Ron DeSantis said if he’s elected president, he’ll look to eliminate four major federal agencies. And he’s got a Plan B if he can’t get rid of them.
In an interview with DeSantis on June 28, Fox News anchor Martha MacCallum asked the Florida governor, “Are you in favor of eliminating any agencies? I know conservatives in the past have talked about closing the Department of Education. Would you do that?”
“So we would do education,” DeSantis agreed. “We would do [the Department of] Commerce, we would do [the Department of] Energy, and we would do IRS (Internal Revenue Service). And so if Congress will work with me on doing that, we’ll be able to reduce the scope of government.”
“But what I’m also going to do, Martha, is be prepared. If Congress won’t go that far, I’m going to use those agencies to push back against woke ideology and against the leftism that we see creeping into all institutions of American life.
“So, for example, with the Department of Education, we reverse all the transgender sports stuff. Women’s sports should be protected. We reverse policies trying to inject the curriculum into our schools. That will all be gone.
“We will make sure we have an accreditation system for higher ed, which is not trying to foment things like DEI and CRT. So we’ll be prepared to do both. Either way, it’ll be a win for conservatives.”
DeSantis referred to Diversity, Equity, and Inclusiveness programming and Critical Race Theory, controversial approaches in the education and work spheres he has fought with some success as governor.
He’s passed laws not only pushing back against their pervasive use in schools but barring pension funds from using DEI as a criterion for investment. And the state now bars banks and other financial institutions from using it against the accounts or transactions of customers such as gun retailers.
DeSantis is also campaigning on directing federal agencies to move half their employment footprint out of the Washington area.
He’s talked about “reconstitutionalizing” the federal government, addressing the growth of the regulatory bureaucracy as a powerful fourth branch of government not provided for in the Constitution. He plans to tear down and rebuild the Department of Justice and the FBI.
If Trump Returns
Republican frontrunner and former President Donald Trump, in his approach to the bureaucracy, would look to resume the “Schedule F” Civil Service initiative from his first term if he returns to the White House.
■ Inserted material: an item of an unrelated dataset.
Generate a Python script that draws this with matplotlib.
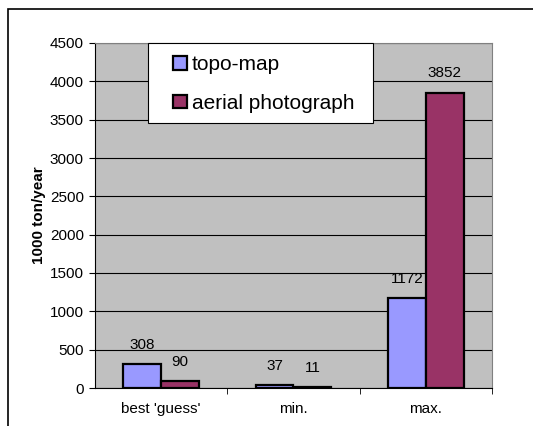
import numpy as np
import matplotlib.pyplot as plt
from matplotlib.patches import Rectangle

categories = ["best 'guess'", "min.", "max."]
topo_map = [308, 37, 1172]
aerial_photo = [90, 11, 3852]
series_names = ["topo-map", "aerial photograph"]

plt.rcParams['font.family'] = ['Liberation Sans', 'DejaVu Sans']

fig = plt.figure(figsize=(5.33, 4.26), dpi=100)
fig.patch.set_facecolor("white")
# outer chart frame (runs off the right and bottom edges)
fig.patches.append(Rectangle((8 / 533, -0.1), 1.2, (426 - 9) / 426 + 0.1,
                             transform=fig.transFigure, fill=False,
                             edgecolor="black", lw=1.2, zorder=0))

ax = fig.add_axes([95 / 533, 38 / 426, 397 / 533, 345 / 426])
ax.set_facecolor("#C0C0C0")

x = np.arange(len(categories))
w = 0.286
b1 = ax.bar(x - w / 2, topo_map, w, color="#9999FF", edgecolor="black", lw=1.6,
            label=series_names[0], zorder=3)
b2 = ax.bar(x + w / 2, aerial_photo, w, color="#993366", edgecolor="black", lw=1.6,
            label=series_names[1], zorder=3)

for bars, vals in [(b1, topo_map), (b2, aerial_photo)]:
    for r, v in zip(bars, vals):
        ax.annotate(str(v), (r.get_x() + r.get_width() / 2, v), xytext=(0, 9),
                    textcoords="offset points", ha="center", va="bottom", fontsize=11)

ax.set_xlim(-0.5, 2.5)
ax.set_ylim(0, 4500)
ax.set_yticks(range(0, 4501, 500))
ax.yaxis.grid(True, color="black", lw=0.8, zorder=1)
ax.set_axisbelow(True)

ax.set_xticks(x)
ax.set_xticklabels(categories, fontsize=11)
ax.set_xticks([0.5, 1.5, 2.5], minor=True)
ax.tick_params(axis="x", which="major", length=0, pad=10)
ax.tick_params(axis="x", which="minor", length=4, direction="out")
ax.tick_params(axis="y", length=4, direction="out", labelsize=11, pad=4)

for s in ["top", "right"]:
    ax.spines[s].set_color("#808080")
ax.spines["left"].set_color("black")
ax.spines["bottom"].set_color("black")

ax.set_ylabel("1000 ton/year", fontsize=11, fontweight="bold", labelpad=3)

# legend box
ax.add_patch(Rectangle((53 / 397, 1 - 80 / 345), 225 / 397, 80 / 345,
                       transform=ax.transAxes, facecolor="white", edgecolor="black",
                       lw=0.8, zorder=5, clip_on=False))
leg = ax.legend(loc="upper left", bbox_to_anchor=(78 / 397, 1 - 12 / 345),
                fontsize=15, handlelength=0.65, handleheight=0.65, handletextpad=0.25,
                labelspacing=0.95, borderpad=0, borderaxespad=0, frameon=False)
leg.set_zorder(6)
for h in leg.legend_handles:
    h.set_linewidth(1.6)

fig.savefig("out.png", dpi=100)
That plan, rescinded by President Joe Biden shortly after taking office in 2021, would add 50,000 upper-level civil service employees to the 4,000 political appointees currently serving at the president’s discretion out of over 2 million federal employees.
Trump signed an executive order near the end of his term, in October 2020, creating the Schedule F system. It was never fully implemented. Under it, the president would have the right to fire Schedule F employees, those deemed to have some influence over policy.
At a speech last year in South Carolina, Trump upped the ante.
“We will pass critical reforms making every executive branch employee fireable by the president of the United States,” Trump said at a March 12, 2022, rally. “The deep state must and will be brought to heel.”
DeSantis also supports expanding the president’s right to fire civil servants. On June 12, he told radio host Hugh Hewitt he’d go to the Supreme Court if necessary to support the president’s Constitutional rights under Article II to run the executive branch of the government to “bring the bureaucracy to heel. I don’t buy this idea that the president cannot remove a “career” person.
“When they’re abusing power, and they’re going outside of what is appropriate, they absolutely should be terminated, and terminated swiftly,” DeSantis told Hewitt. “So we’re going to be doing that. I think we’re going to do it in a big way.”